That would squeak her in under the actuarial wire. By the calculations of the Social Security Administration, the life expectancy of an 84-year-old American woman is 7.7 years. If Feinstein hews to the actuarial norm, she’ll live to 92.

She could well hew to more than the norm, of course. Feinstein, by all appearances, is no less alert and active today than she’s been in recent years. On the other hand, that’s no guarantee that she’d be that way as a nonagenarian in 2024.


The problem with yet another Feinstein candidacy is partly a matter of image. Ever since the tea party landslide of 2010 wiped out a generation of Democratic up-and-comers, many of the party’s central figures — Barack Obama decisively excepted — have been disproportionately older. Some of those Democrats have flourished with age: Sen. Bernie Sanders, technically an Independent, has led a rebirth of the American left; Rep. Nancy Pelosi remains the most accomplished legislative leader Congress has seen in many decades; Rep. Maxine Waters has become the bubbe of the anti-Trump activists; and Jerry Brown, in his second go-round as California governor, has become the nation’s commander-in-chief in the fight against climate change.
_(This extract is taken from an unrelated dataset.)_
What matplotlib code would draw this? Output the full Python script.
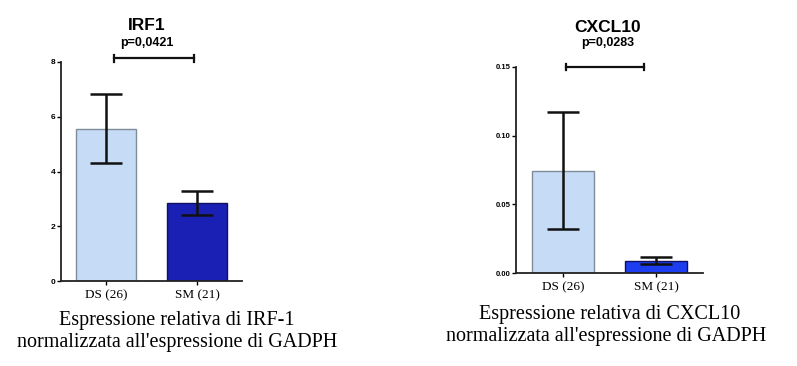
import matplotlib
matplotlib.use("Agg")
import matplotlib.pyplot as plt

W, H = 797, 366
DPI = 100

# ---- data ----
groups = ["DS (26)", "SM (21)"]
irf1_mean = [5.56, 2.86]
irf1_low = [4.30, 2.41]
irf1_high = [6.82, 3.29]
cxcl10_mean = [0.0745, 0.0092]
cxcl10_low = [0.0322, 0.0068]
cxcl10_high = [0.117, 0.0120]
irf1_ticks = [0, 2, 4, 6, 8]
cxcl10_ticks = [0.00, 0.05, 0.10, 0.15]

light = "#c6dbf5"
dark_left = "#1a20b4"
dark_right = "#1d3ef0"

fig = plt.figure(figsize=(W / DPI, H / DPI), dpi=DPI)

def px_axes(x0, x1, ytop, ybot):
    return fig.add_axes([x0 / W, (H - ybot) / H, (x1 - x0) / W, (ybot - ytop) / H])

def draw(ax, mean, low, high, ticks, tick_fmt, colors, ylim, xlim, tick_fs):
    xs = list(range(len(mean)))
    ax.bar(xs, mean, width=0.66, color=colors, edgecolor=["#7f8c99", "#101060"],
           linewidth=1.0, zorder=2)
    yerr = [[m - l for m, l in zip(mean, low)], [h - m for m, h in zip(mean, high)]]
    ax.errorbar(xs, mean, yerr=yerr, fmt="none", ecolor="#111111", elinewidth=1.8,
                capsize=11.5, capthick=1.8, zorder=3)
    ax.set_ylim(*ylim)
    ax.set_xlim(*xlim)
    ax.set_yticks(ticks)
    ax.set_yticklabels([tick_fmt(t) for t in ticks], fontsize=tick_fs,
                       fontweight="bold", family="Liberation Sans")
    ax.set_xticks(xs)
    ax.set_xticklabels(groups, fontsize=9.5, family="Liberation Serif")
    for s in ["top", "right"]:
        ax.spines[s].set_visible(False)
    for s in ["left", "bottom"]:
        ax.spines[s].set_linewidth(1.3)
        ax.spines[s].set_color("#222222")
    ax.tick_params(axis="y", length=3, width=1.0, pad=1)
    ax.tick_params(axis="x", length=3, width=1.0, pad=3)

def bracket(ax, x0, x1, y, h):
    ax.plot([x0, x1], [y, y], color="#111111", lw=1.6, clip_on=False)
    for x in (x0, x1):
        ax.plot([x, x], [y - h, y + h], color="#111111", lw=1.6, clip_on=False)

ax1 = px_axes(61, 242, 62, 281)
draw(ax1, irf1_mean, irf1_low, irf1_high, irf1_ticks, lambda t: f"{t:d}",
     [light, dark_left], (0, 8), (-0.495, 1.495), 6)
bracket(ax1, 0.088, 0.967, 8.13, 0.12)

ax2 = px_axes(516, 703, 66.7, 273.3)
draw(ax2, cxcl10_mean, cxcl10_low, cxcl10_high, cxcl10_ticks, lambda t: f"{t:.2f}",
     [light, dark_right], (0, 0.15), (-0.505, 1.505), 5.5)
bracket(ax2, 0.03, 0.87, 0.15, 0.0022)

def ftext(x, y, s, **kw):
    fig.text(x / W, 1 - y / H, s, ha="center", va="center", **kw)

ftext(147, 25, "IRF1", fontsize=12.5, fontweight="bold", family="Liberation Sans")
ftext(147, 43, "p=0,0421", fontsize=9, fontweight="bold", family="Liberation Sans")
ftext(608, 27, "CXCL10", fontsize=12.5, fontweight="bold", family="Liberation Sans")
ftext(608, 43, "p=0,0283", fontsize=9, fontweight="bold", family="Liberation Sans")

ftext(177, 320, "Espressione relativa di IRF-1", fontsize=14.5, family="Liberation Serif")
ftext(177, 342, "normalizzata all'espressione di GADPH", fontsize=14.5, family="Liberation Serif")
ftext(610, 315, "Espressione relativa di CXCL10", fontsize=14.5, family="Liberation Serif")
ftext(606, 337, "normalizzata all'espressione di GADPH", fontsize=14.5, family="Liberation Serif")

fig.savefig("out.png", dpi=DPI)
Both California and the Democratic Party have all but reinvented themselves politically since Feinstein was first sworn in as senator; she has not.

Feinstein can claim no such distinction: She’s been a reliable Democratic vote, which is no small thing in an age when the distance between the two parties can be measured in light-years. Given the politics of Californians, however, it’s inconceivable that her successor, should she choose to stand down, would not be a Democrat, too.

The centrism that bolstered Feinstein’s electoral prospects when she was on the ballot in the 1990s is no longer the sine qua non for victory in California, if it ever was. The state has clearly moved to the left in the ensuing decades. And while on some issues, Feinstein has embraced the new progressivism, she can’t be said to have led the way on such signature liberal causes as universal healthcare, the $15 minimum wage, campaign finance reform, tuition-free higher education, battling climate change or reining in Wall Street.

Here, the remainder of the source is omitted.